Florida and Texas are expected to see the number of extreme heat days double over the next 30 years

Extreme heat
Extreme heat | by-studio

August 16, 2022 6:44pm

Updated: August 17, 2022 11:27am

Experts believe that more regions of the United States will see extreme, dangerous heat more frequently over the next 30 years, according to a new study published on Monday. 

According to a new model released on Monday by First Street Foundation, a nonprofit research and technology group, about 50 counties and 8 million residents will experience temperatures higher than 125 degrees Fahrenheit next year. 

Temperatures of over 125 would put those counties at the highest level of the National Weather Service’s heat index. 

The study adds that in 30 years, more than one thousand additional U.S. counties would have experienced those high temperatures, affecting over 108 million Americans. 

The region that will see the biggest heat increase is the south, according to the study. Florida and Texas are expected to see the number of extreme heat days double over the next 30 years. 

Florida’s Miami-Dade County is expected to see the largest increase in temperatures, going from seven days of the year with temperatures over 103 in 2023 to 34 days in 2053.

However, other states are also expected to see an increase of temperatures. The non-profit delineated an “Extreme Heat Belt” that goes from Northern Texas to Illinois and makes its way up to Wisconsin. 

“Increasing temperatures are broadly discussed as averages, but the focus should be on the extension of the extreme tail events expected in a given year,” said Matthew Eby, founder and CEO of First Street Foundation. 

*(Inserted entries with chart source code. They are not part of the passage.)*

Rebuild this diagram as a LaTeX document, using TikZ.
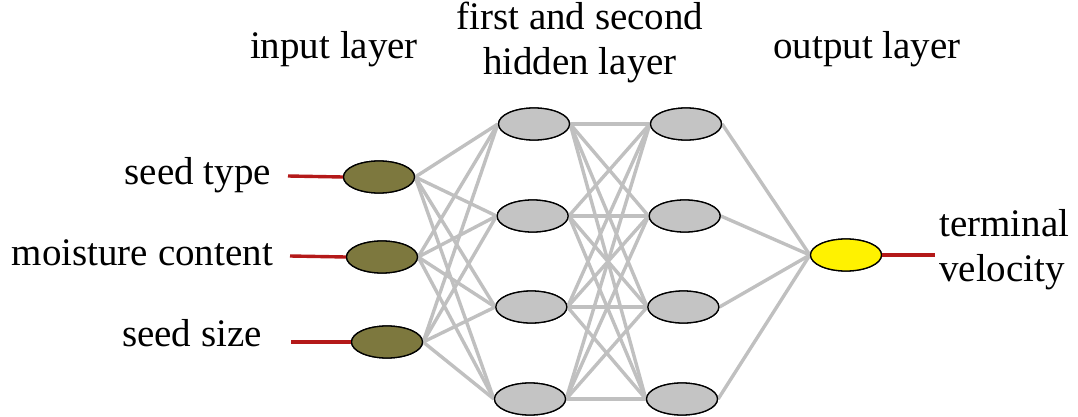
\documentclass[tikz,border=0pt]{standalone}
\usepackage{fontspec}
\setmainfont{Liberation Serif}
\usetikzlibrary{shapes.geometric}
\definecolor{olivein}{RGB}{125,120,62}
\definecolor{hidgray}{RGB}{196,196,196}
\definecolor{linkgray}{RGB}{192,192,192}
\definecolor{leadred}{RGB}{180,25,25}
\begin{document}
\begin{tikzpicture}[x=1pt,y=-1pt,
  neuron/.style={ellipse,draw=black,line width=1.3pt,minimum width=71pt,minimum height=32pt,inner sep=0pt},
  innode/.style={neuron,fill=olivein},
  hidnode/.style={neuron,fill=hidgray},
  outnode/.style={neuron,fill=yellow},
  link/.style={draw=linkgray,line width=3.4pt},
  lead/.style={draw=leadred,line width=3.4pt},
  lbl/.style={font=\fontsize{39}{45}\selectfont,inner sep=0pt}]
\useasboundingbox (0,0) rectangle (1078,417);
\fill[white] (0,0) rectangle (1078,417);

% node positions (nodes are drawn after the links)
\coordinate (i1) at (379,177);
\coordinate (i2) at (382,257);
\coordinate (i3) at (387,342);
\foreach \k/\y in {1/124,2/216,3/307,4/399}{
  \pgfmathsetmacro{\dx}{-(\y-124)/275*4}
  \coordinate (a\k) at (534+\dx,\y);
  \coordinate (b\k) at (686+\dx,\y);
}
\coordinate (o1) at (846,255);

% layer nodes
\foreach \k in {1,2,3}{\node[innode] (I\k) at (i\k) {};}
\foreach \k in {1,2,3,4}{\node[hidnode] (A\k) at (a\k) {}; \node[hidnode] (B\k) at (b\k) {};}
\node[outnode] (O1) at (o1) {};

% connections
\foreach \i in {1,2,3}{\foreach \j in {1,2,3,4}{\draw[link] (I\i.east) -- (A\j.west);}}
\foreach \i in {1,2,3,4}{\foreach \j in {1,2,3,4}{\draw[link] (A\i.east) -- (B\j.west);}}
\foreach \i in {1,2,3,4}{\draw[link] (B\i.east) -- (O1.west);}

% nodes again, on top of the links
\foreach \k in {1,2,3}{\node[innode] at (i\k) {};}
\foreach \k in {1,2,3,4}{\node[hidnode] at (a\k) {}; \node[hidnode] at (b\k) {};}
\node[outnode] at (o1) {};

% input leads and labels
\coordinate (l1) at (288,176);
\coordinate (l2) at (290,256);
\coordinate (l3) at (291,342);
\draw[lead] (l1) -- (I1.west);
\draw[lead] (l2) -- (I2.west);
\draw[lead] (l3) -- (I3.west);
\node[lbl,anchor=east] (t1) at (271,175) {seed type};
\node[lbl,anchor=east] (t2) at (273,253) {moisture content};
\node[lbl,anchor=east] (t3) at (262,333) {seed size};

% output lead and label
\coordinate (r1) at (935,255);
\draw[lead] (O1.east) -- (r1);
\node[lbl,anchor=west,align=left] (tv) at (939,250) {terminal\\velocity};

% layer titles
\node[lbl] (h1) at (334,49) {input layer};
\node[lbl,align=center] (h2) at (580,42) {first and second\\hidden layer};
\node[lbl] (h3) at (867,49) {output layer};
\end{tikzpicture}
\end{document}
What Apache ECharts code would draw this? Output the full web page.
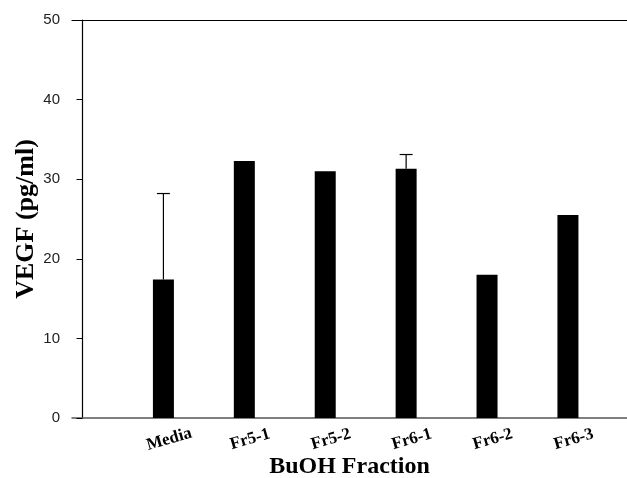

“We need to be prepared for the inevitable, that a quarter of the country will soon fall inside the Extreme Heat Belt with temperatures exceeding 125°F and the results will be dire,” he added. 

First Street Foundations uses “high-resolution measurements of land surface temperatures, canopy cover, impervious surfaces, land cover, and proximity to water to calculate the current heat exposure, and then adjusts for future forecasted emissions scenario.”

Additionally, the non-profit utilizes a 30-year-model because it is the most popular mortgage time in the U.S., in which heat, flooding, and fire risks make up home values.